Chess

Royal shame

11 August 2018

9:00 AM

11 August 2018

9:00 AM

Nine-year-old Shreyas Royal, widely regarded as the UK’s best hope to become a future world chess champion, is being deported from the country next month because his father, although in regular employment, does not have earnings that reach the necessary threshold of £120,000 per annum. The chess world is in uproar about this, not least because Shreyas has already been invited to make the ceremonial first move in the Carlsen-Caruana World Championship match to be held in London at the College, Holborn, in November.
The case has attracted acid comment from John Cleese on social media and the former chess champion Rachel Reeves MP has written an eloquent plea to the Home Secretary Sajid Javid requesting clemency. My prediction, which I fervently hope is totally wrong, will be that officialdom refuses to listen and that this supremely talented boy will be expelled from this country.
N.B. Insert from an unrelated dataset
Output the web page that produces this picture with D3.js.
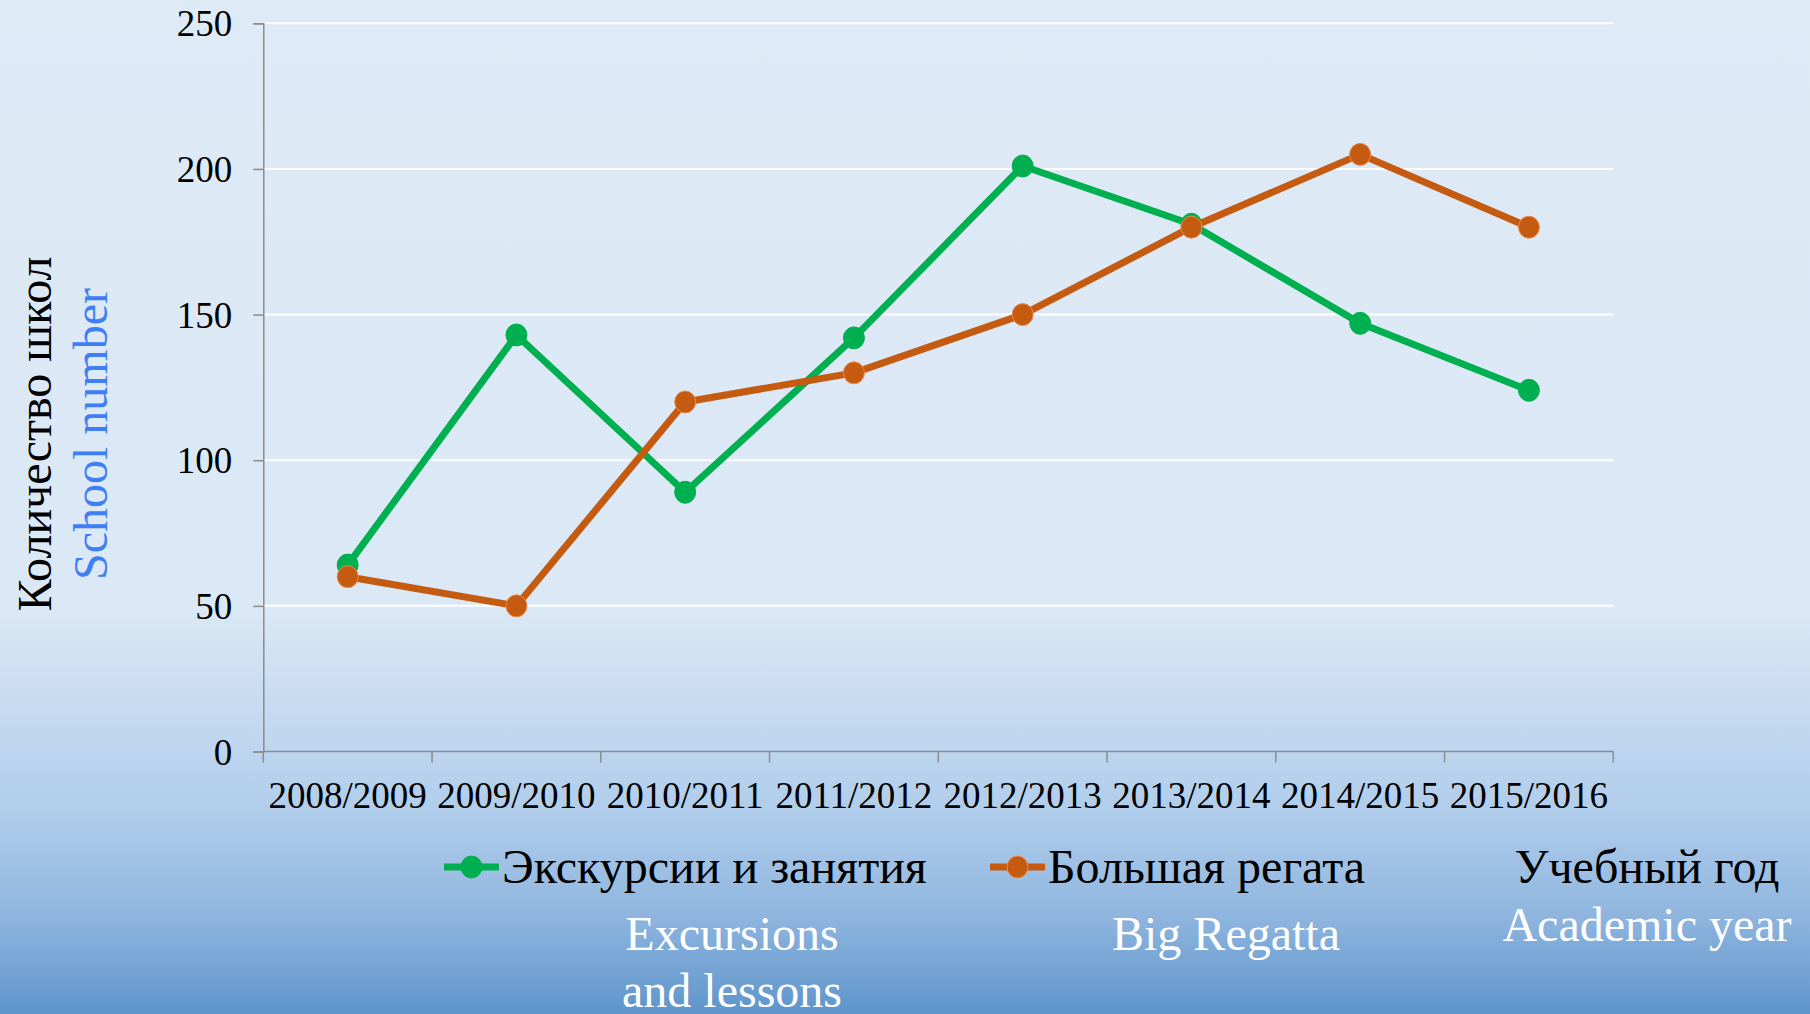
<!DOCTYPE html>
<html>
<head>
<meta charset="utf-8">
<script src="https://cdn.jsdelivr.net/npm/d3@7"></script>
<style>
  html, body { margin: 0; padding: 0; }
  svg { display: block; font-family: "Liberation Serif", "Times New Roman", serif; }
</style>
</head>
<body>
<svg width="1810" height="1014"></svg>
<script>
// chart data
var years = ["2008/2009", "2009/2010", "2010/2011", "2011/2012", "2012/2013", "2013/2014", "2014/2015", "2015/2016"];
var excursions = [64, 143, 89, 142, 201, 181, 147, 124];
var regatta = [60, 50, 120, 130, 150, 180, 205, 180];
var yTicks = [0, 50, 100, 150, 200, 250];

var svg = d3.select("svg"),
    width = +svg.attr("width"),
    height = +svg.attr("height");

// background gradient
var defs = svg.append("defs");
var grad = defs.append("linearGradient")
    .attr("id", "bg")
    .attr("x1", 0).attr("y1", 0).attr("x2", 0).attr("y2", 1);
[[0, "#deeaf6"], [0.6, "#dbe8f5"], [0.8, "#b0cdeb"], [0.9, "#90b6df"], [1, "#5f95cb"]].forEach(function(s) {
  grad.append("stop").attr("offset", s[0]).attr("stop-color", s[1]);
});
svg.append("rect").attr("width", width).attr("height", height).attr("fill", "url(#bg)");

var plotLeft = 263.3, plotRight = 1613.3, plotTop = 23.3, plotBottom = 751.5;

var x = d3.scaleBand().domain(years).range([plotLeft, plotRight]).padding(0);
var y = d3.scaleLinear().domain([0, 250]).range([plotBottom, plotTop]);
var cx = function(d, i) { return x(years[i]) + x.bandwidth() / 2; };

// grid
svg.append("g")
  .selectAll("line")
  .data(yTicks.filter(function(d) { return d > 0; }))
  .enter().append("line")
    .attr("x1", plotLeft).attr("x2", plotRight)
    .attr("y1", function(d) { return y(d); })
    .attr("y2", function(d) { return y(d); })
    .attr("stroke", "#ffffff")
    .attr("stroke-width", 2);

// y axis
var yAxis = svg.append("g")
    .attr("transform", "translate(" + plotLeft + ",0)")
    .call(d3.axisLeft(y).tickValues(yTicks).tickSize(10).tickPadding(21));
yAxis.select(".domain").attr("stroke", "#8c8c8c").attr("stroke-width", 1.5);
yAxis.selectAll(".tick line").attr("stroke", "#8c8c8c").attr("stroke-width", 1.5);
yAxis.selectAll("text")
    .attr("font-size", 37)
    .attr("font-family", "Liberation Serif")
    .attr("fill", "#000")
    .attr("dy", "0.34em");

// x axis: labels at band centers, ticks at band edges
var xAxis = svg.append("g").attr("transform", "translate(0," + plotBottom + ")");
xAxis.append("line")
    .attr("x1", plotLeft).attr("x2", plotRight)
    .attr("stroke", "#8c8c8c").attr("stroke-width", 1.5);
var edges = years.map(function(d) { return x(d); }).concat([plotRight]);
xAxis.selectAll(".edge")
  .data(edges)
  .enter().append("line")
    .attr("class", "edge")
    .attr("x1", function(d) { return d; }).attr("x2", function(d) { return d; })
    .attr("y1", 0).attr("y2", 11)
    .attr("stroke", "#8c8c8c").attr("stroke-width", 1.5);
xAxis.selectAll(".lbl")
  .data(years)
  .enter().append("text")
    .attr("class", "lbl")
    .attr("x", function(d) { return x(d) + x.bandwidth() / 2; })
    .attr("y", 56.5)
    .attr("text-anchor", "middle")
    .attr("font-size", 37)
    .text(function(d) { return d; });

// series
var series = [
  { name: "Экскурсии и занятия", values: excursions, color: "#00b050", edge: "#00b050" },
  { name: "Большая регата", values: regatta, color: "#c55a11", edge: "#f08a46" }
];

var line = d3.line()
    .x(function(d, i) { return cx(d, i); })
    .y(function(d) { return y(d); });

series.forEach(function(s) {
  var g = svg.append("g");
  g.append("path")
      .datum(s.values)
      .attr("d", line)
      .attr("fill", "none")
      .attr("stroke", s.color)
      .attr("stroke-width", 7)
      .attr("stroke-linejoin", "round");
  g.selectAll("ellipse")
    .data(s.values)
    .enter().append("ellipse")
      .attr("cx", function(d, i) { return cx(d, i); })
      .attr("cy", function(d) { return y(d); })
      .attr("rx", 10.5)
      .attr("ry", 11)
      .attr("fill", s.color)
      .attr("stroke", s.edge)
      .attr("stroke-width", 1);
});

// y title
svg.append("text")
    .attr("transform", "translate(51,434) rotate(-90)")
    .attr("text-anchor", "middle")
    .attr("font-size", 48)
    .attr("fill", "#000")
    .text("Количество школ");
svg.append("text")
    .attr("transform", "translate(107,434) rotate(-90)")
    .attr("text-anchor", "middle")
    .attr("font-size", 48)
    .attr("fill", "#3f7ef5")
    .text("School number");

// legend
var legend = [
  { s: series[0], x0: 444, x1: 499, tx: 502 },
  { s: series[1], x0: 990, x1: 1045, tx: 1048 }
];
legend.forEach(function(l) {
  svg.append("line")
      .attr("x1", l.x0).attr("x2", l.x1)
      .attr("y1", 867).attr("y2", 867)
      .attr("stroke", l.s.color).attr("stroke-width", 7);
  svg.append("ellipse")
      .attr("cx", (l.x0 + l.x1) / 2).attr("cy", 867)
      .attr("rx", 10.5).attr("ry", 11)
      .attr("fill", l.s.color).attr("stroke", l.s.edge);
  svg.append("text")
      .attr("x", l.tx).attr("y", 883)
      .attr("font-size", 48)
      .text(l.s.name);
});
svg.append("text")
    .attr("x", 1647).attr("y", 883)
    .attr("text-anchor", "middle")
    .attr("font-size", 48)
    .text("Учебный год");

// english captions
var captions = [
  ["Excursions", 732, 950],
  ["and lessons", 732, 1007],
  ["Big Regatta", 1226, 950],
  ["Academic year", 1647, 941]
];
svg.selectAll(".cap")
  .data(captions)
  .enter().append("text")
    .attr("class", "cap")
    .attr("x", function(d) { return d[1]; })
    .attr("y", function(d) { return d[2]; })
    .attr("text-anchor", "middle")
    .attr("font-size", 48)
    .attr("fill", "#ffffff")
    .text(function(d) { return d[0]; });
</script>
</body>
</html>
An example of Shreyas’s great talent arose in the following position from the Major Open section of this year’s British Championship where he crashed through with the Rf6 sacrificial theme which formed the topic of this column last week.

Royal-Jayawarna: ECF Major Open, Hull 2018
(see diagram 1)


White has already sacrificed a piece and with the following decisive thrust he brings up further attackers. 22 Rf6 Qb6+ After 22 … Bxf6 23 Nxf6+ Kh8 24 Qh6+ wins. 23 Kh1 Re7 24 Rdf1 Qc7 White now finishes off very efficiently. 25 Rh6+ Bxh6 26 Nf6+ Kh8 27 Qxh6+ Rh7 28 Nxh7 Qxh7 29 Qf6+ Black resigns

The British Championship itself went to grandmaster Michael Adams, his sixth title, after a titanic play-off against grandmaster Luke McShane who had tied for first place with him in the main tournament.

Adams-McShane: British Championship Play-off, Hull 2018
(see diagram 2)

34 h4+ This sacrifice allows White to co-ordinate his rooks very effectively and drive the black king into an uncomfortable position. 34 … Kxh4 35 Rxh6+ Kg5 36 Rh5+ Kf6 37 Rc6+ Ke7 38 Rh7 Rb8 39 Re6+ Kf8 40 Rh8+ Kg7 41 Rxb8 fxe6 42 fxe6 Kf6 43 Ra8 Kxe6 44 a7 Kf7 45 Rh8 Black resigns White wins with the well-known rook and pawn endgame ‘skewer trick’. After 45 … Rxa7 46 Rh7+ picks up the rook.